Help for car industry 

The Commission plan is also meant to grant assistance to the ailing automobile sector. The recovery plan includes a “smart mix” of regulation, R&D, state aid and funds from the EU and the European Investment Bank (EIB) to trigger future investments into cleaner vehicles.

German Chancellor Angela Merkel and French President Nicolas Sarkozy have vowed to step up aid for ailing European carmakers, especially if the US decides to bail out their American rivals with $25 billion in subsidised loans as demanded by the Democrats. Sarkozy said: “Europe won’t let the car industry down.”

Speaking in Brussels on Tuesday (25 November), European Commission President José Manuel Barroso warned: "We need to support the economy in the short term, but also to reinforce our long term growth potential. That is why we must invest in competitiveness factors for the future, i.e. infrastructures from energy to transport, but also research and innovation, clean technologies to support the transition to the low carbon economy, energy efficiency and of course, education and training."

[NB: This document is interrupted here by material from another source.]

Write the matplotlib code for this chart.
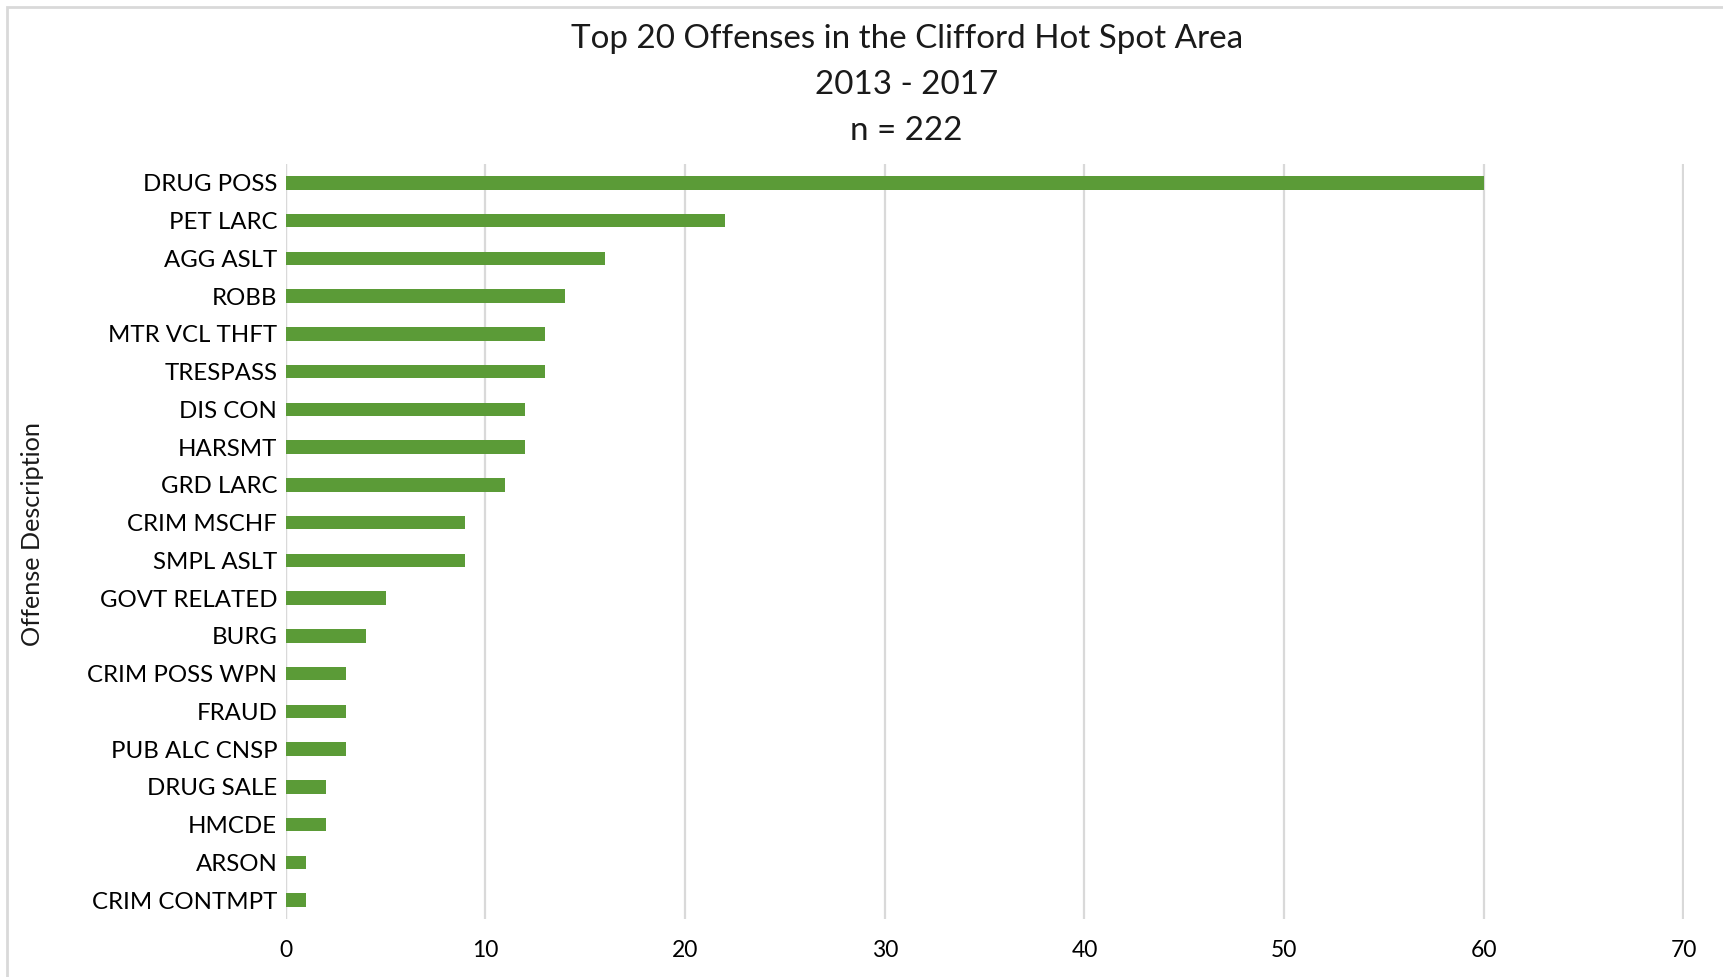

In a joint letter published in the German daily Frankfurter Allgemeine Zeitung (FAZ) today, French President Nicolas Sarkozy and German Chancellor Angela Merkel asked for more flexibility regarding the Stability and Growth Pact's 3% criteria. Due to "extraordinary conditions", several countries will not be able to meet the current 3% threshold for public debt, the letter reads. Both leaders agreed that political in-fighting about the criteria should be avoided for the sake of resolving the crisis. 

European SME federation UEAPME stressed that Europe's economic recovery would not happen without SMEs. Hence securing SME finance and making the Small Business Act (SBA) a reality would be key in this context, the federation’s President Georg Toifl said. 

But he also warned member states not to go "too far" in their recovery plans, saying industries with clear structural problems or affected by long-term overcapacity must not be bailed out. "Using the economic crisis as a pretext to pour more money on unproductive industries would be the worst possible move at this stage," he concluded.

John Monks, secretary general of the European Trade Union Confederation (ETUC), stressed that it was "time to act on the demand side", urging the use of "all of the different forms of flexibility provided for by the 2005 reform of the Stability Pact".

Meeting in Brussels on 7 November, EU heads of state and government agreed on the necessity to "look beyond the financial crisis" and take measures to address the worsening economic situation (EURACTIV 7/11/08).

The European Commission was mandated to submit proposals in that direction ahead of the next EU summit on 11-12 December.

Last Friday (14 November), the countries of the 15-member euro zone officially entered a recession, recording a 0.2% decline in Gross Domestic Product (GDP) for the second quarter in a row (EURACTIV 14/11/08).

  • 26 Nov. 2008: European Commission to present economic stimulus package, including loans for the car sector. 
  • 11-12 Dec. 2008: EU summit to decide on scope and details of the package.